What you will do :: Pull every line holding the string "this" from the records below.

Excerpted records ::
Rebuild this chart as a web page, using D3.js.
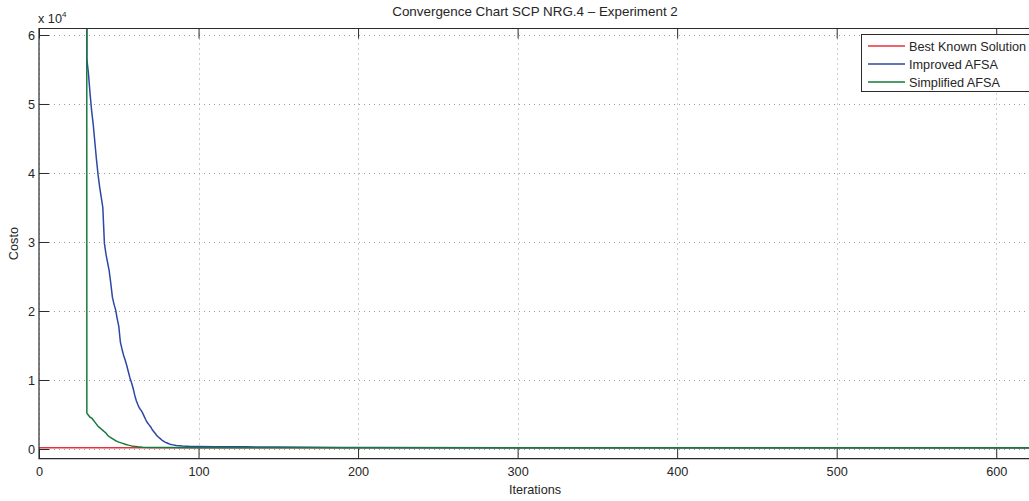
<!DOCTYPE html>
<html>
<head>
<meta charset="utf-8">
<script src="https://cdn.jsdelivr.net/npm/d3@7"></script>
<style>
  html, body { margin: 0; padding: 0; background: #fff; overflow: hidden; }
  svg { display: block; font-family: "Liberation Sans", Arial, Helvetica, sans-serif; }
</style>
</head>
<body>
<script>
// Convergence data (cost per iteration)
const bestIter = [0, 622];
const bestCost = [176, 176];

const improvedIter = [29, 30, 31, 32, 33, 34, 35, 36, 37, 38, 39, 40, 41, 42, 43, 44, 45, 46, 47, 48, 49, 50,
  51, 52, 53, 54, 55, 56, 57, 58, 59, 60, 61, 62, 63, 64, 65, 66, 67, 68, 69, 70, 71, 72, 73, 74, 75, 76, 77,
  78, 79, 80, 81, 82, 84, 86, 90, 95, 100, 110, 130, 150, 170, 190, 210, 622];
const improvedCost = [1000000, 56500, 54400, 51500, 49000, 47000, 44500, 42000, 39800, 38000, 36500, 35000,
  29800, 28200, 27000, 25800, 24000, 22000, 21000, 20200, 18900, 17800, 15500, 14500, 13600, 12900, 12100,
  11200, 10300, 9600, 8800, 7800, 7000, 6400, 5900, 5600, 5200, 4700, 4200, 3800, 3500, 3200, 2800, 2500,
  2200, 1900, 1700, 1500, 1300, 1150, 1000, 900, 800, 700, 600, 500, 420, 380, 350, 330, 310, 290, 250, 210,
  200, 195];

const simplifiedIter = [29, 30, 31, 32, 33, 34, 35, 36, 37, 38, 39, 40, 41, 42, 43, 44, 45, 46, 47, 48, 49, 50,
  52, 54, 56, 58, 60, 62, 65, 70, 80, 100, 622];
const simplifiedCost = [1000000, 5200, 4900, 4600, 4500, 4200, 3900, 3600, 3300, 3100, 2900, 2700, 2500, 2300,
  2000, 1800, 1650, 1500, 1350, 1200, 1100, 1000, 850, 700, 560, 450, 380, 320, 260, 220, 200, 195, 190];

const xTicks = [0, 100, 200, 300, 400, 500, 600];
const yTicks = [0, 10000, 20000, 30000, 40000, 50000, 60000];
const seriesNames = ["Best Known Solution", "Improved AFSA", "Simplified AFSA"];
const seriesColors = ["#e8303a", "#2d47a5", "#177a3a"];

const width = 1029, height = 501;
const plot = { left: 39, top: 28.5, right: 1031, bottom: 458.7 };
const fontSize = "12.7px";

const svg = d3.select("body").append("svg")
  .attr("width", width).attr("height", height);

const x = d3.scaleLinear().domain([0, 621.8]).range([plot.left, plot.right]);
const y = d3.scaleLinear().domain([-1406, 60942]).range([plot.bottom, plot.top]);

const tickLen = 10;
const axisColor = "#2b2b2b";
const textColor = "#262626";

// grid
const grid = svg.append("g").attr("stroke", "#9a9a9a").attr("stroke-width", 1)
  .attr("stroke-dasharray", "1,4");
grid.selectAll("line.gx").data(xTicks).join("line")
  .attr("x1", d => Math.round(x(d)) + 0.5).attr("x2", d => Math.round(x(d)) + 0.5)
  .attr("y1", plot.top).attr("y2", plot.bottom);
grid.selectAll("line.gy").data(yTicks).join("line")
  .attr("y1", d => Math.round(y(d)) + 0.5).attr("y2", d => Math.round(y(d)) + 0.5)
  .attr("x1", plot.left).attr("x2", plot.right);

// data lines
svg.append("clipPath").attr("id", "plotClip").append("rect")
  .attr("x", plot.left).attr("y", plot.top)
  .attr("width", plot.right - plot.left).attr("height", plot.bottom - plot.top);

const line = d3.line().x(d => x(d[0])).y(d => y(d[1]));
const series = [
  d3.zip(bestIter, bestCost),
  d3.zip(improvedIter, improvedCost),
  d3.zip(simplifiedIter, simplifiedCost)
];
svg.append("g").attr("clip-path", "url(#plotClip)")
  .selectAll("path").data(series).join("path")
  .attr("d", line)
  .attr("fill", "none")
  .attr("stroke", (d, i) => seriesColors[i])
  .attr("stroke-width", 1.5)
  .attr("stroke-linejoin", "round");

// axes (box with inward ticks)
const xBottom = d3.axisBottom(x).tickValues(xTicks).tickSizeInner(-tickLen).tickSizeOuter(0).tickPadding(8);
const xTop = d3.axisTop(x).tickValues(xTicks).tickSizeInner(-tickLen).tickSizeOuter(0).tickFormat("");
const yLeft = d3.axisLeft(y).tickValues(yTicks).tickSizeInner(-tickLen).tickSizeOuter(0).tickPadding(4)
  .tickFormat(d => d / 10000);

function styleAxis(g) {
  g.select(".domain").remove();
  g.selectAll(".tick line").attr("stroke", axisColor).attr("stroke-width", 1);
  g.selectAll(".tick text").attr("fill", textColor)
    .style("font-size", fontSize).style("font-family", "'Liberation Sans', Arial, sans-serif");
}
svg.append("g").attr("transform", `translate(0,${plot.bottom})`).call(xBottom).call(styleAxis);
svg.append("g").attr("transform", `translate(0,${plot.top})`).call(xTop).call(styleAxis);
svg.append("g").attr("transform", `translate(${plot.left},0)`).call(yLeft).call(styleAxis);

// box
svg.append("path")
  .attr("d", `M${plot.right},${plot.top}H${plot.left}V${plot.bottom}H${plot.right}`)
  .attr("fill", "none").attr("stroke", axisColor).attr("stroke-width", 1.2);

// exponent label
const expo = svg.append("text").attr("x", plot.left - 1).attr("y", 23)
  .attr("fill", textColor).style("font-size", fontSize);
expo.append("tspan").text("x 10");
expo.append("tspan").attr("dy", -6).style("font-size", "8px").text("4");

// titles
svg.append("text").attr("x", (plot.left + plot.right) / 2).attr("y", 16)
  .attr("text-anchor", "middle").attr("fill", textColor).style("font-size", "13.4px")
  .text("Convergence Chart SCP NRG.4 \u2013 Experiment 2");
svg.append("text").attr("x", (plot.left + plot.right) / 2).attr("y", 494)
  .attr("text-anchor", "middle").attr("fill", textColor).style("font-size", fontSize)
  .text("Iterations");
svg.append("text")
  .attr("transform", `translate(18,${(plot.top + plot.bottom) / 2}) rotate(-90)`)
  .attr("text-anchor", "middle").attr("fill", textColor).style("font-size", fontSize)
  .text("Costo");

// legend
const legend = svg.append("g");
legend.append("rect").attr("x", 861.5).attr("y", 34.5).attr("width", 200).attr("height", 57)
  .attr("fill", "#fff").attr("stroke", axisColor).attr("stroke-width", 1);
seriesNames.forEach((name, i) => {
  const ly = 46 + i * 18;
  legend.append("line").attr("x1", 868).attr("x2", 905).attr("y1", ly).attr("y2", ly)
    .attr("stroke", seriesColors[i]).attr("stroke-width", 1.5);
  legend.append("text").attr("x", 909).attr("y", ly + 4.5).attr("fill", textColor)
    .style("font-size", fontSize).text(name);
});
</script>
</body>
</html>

...

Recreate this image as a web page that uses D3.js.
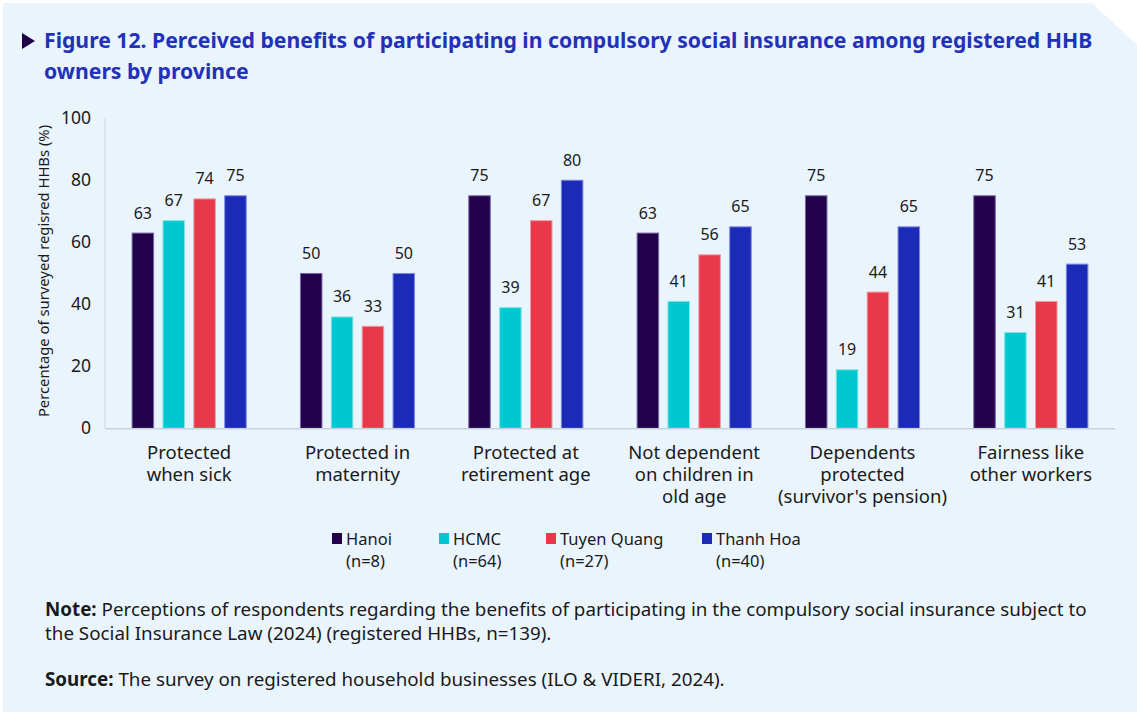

--

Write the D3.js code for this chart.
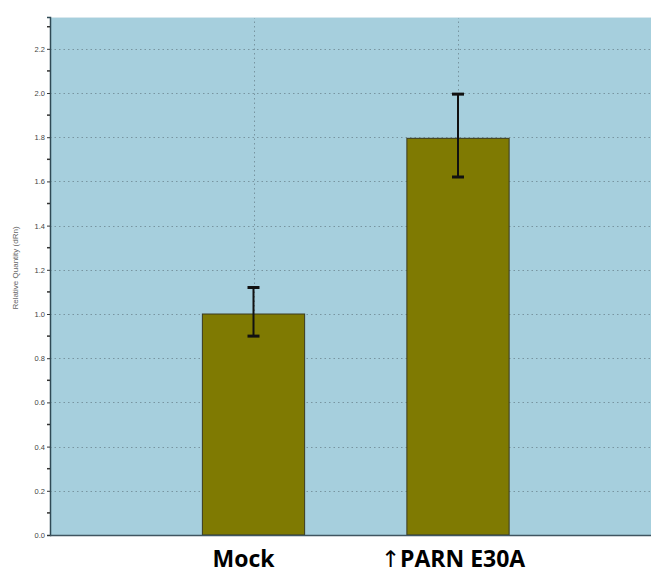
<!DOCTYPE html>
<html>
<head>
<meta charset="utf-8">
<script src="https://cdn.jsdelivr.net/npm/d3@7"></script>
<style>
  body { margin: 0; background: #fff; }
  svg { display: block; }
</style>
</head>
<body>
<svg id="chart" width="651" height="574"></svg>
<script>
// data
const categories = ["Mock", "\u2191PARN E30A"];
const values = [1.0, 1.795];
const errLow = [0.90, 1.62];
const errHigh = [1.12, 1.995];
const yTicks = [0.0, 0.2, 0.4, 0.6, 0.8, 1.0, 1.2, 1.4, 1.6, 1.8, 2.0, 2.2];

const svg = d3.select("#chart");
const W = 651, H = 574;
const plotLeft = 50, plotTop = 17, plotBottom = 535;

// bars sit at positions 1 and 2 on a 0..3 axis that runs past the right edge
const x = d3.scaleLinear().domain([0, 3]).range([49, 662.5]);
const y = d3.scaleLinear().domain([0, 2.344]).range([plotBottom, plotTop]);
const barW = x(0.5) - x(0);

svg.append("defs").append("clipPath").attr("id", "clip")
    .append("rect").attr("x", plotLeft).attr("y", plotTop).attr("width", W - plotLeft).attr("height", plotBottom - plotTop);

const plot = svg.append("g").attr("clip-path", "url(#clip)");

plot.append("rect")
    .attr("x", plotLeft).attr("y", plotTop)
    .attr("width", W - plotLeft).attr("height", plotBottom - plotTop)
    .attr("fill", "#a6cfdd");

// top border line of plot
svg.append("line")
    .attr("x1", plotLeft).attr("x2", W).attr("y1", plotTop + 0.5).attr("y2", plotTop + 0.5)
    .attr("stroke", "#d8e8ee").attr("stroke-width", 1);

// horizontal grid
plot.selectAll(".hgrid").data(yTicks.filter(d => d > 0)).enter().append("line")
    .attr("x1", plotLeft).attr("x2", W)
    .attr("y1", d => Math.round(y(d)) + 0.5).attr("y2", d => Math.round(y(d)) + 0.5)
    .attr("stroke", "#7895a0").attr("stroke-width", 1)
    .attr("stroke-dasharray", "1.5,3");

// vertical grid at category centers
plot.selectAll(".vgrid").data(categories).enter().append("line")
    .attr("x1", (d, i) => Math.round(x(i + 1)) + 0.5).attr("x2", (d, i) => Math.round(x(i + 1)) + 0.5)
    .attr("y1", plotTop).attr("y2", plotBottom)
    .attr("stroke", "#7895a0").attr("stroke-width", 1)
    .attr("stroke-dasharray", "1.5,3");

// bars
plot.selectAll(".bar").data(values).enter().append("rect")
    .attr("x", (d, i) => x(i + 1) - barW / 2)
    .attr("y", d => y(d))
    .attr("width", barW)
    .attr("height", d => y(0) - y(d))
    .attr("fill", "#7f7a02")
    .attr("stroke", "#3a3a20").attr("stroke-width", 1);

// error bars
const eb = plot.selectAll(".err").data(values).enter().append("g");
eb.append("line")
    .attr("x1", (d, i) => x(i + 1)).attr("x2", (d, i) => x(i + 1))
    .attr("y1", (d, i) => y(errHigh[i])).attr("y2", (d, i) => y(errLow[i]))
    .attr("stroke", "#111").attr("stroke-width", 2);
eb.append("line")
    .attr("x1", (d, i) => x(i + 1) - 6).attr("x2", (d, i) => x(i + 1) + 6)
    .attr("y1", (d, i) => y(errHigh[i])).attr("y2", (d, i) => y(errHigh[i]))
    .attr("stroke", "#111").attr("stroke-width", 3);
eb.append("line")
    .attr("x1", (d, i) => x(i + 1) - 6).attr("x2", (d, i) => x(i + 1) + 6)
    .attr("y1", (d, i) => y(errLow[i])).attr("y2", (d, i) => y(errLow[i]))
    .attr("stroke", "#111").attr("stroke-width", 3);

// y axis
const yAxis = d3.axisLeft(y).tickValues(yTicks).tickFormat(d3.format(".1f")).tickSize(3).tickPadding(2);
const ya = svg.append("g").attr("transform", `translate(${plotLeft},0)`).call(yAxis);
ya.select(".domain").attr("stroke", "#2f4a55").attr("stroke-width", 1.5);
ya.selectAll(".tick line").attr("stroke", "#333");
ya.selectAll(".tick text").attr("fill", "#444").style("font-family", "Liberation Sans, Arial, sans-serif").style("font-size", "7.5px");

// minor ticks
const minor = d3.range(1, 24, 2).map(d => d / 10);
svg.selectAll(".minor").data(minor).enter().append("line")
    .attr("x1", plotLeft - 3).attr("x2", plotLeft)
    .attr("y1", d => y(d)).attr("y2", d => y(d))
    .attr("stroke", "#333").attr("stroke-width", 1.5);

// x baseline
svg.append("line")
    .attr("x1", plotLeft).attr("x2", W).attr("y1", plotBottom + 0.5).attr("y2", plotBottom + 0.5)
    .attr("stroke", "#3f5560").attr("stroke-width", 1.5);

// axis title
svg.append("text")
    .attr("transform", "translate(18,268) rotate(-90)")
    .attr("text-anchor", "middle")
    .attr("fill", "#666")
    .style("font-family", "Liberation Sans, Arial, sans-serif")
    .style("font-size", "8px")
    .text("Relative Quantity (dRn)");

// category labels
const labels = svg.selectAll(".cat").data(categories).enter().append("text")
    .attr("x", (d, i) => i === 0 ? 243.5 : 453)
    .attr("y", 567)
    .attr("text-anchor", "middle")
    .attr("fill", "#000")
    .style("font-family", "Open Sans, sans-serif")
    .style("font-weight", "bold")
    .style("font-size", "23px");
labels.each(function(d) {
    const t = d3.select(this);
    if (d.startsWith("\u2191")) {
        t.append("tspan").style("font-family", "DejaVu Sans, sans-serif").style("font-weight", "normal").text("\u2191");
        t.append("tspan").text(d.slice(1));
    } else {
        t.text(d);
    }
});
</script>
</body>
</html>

Written solution ::
Rebuild this chart as a web page, using D3.js.
Recreate this image as a web page that uses D3.js.
Write the D3.js code for this chart.
    const t = d3.select(this);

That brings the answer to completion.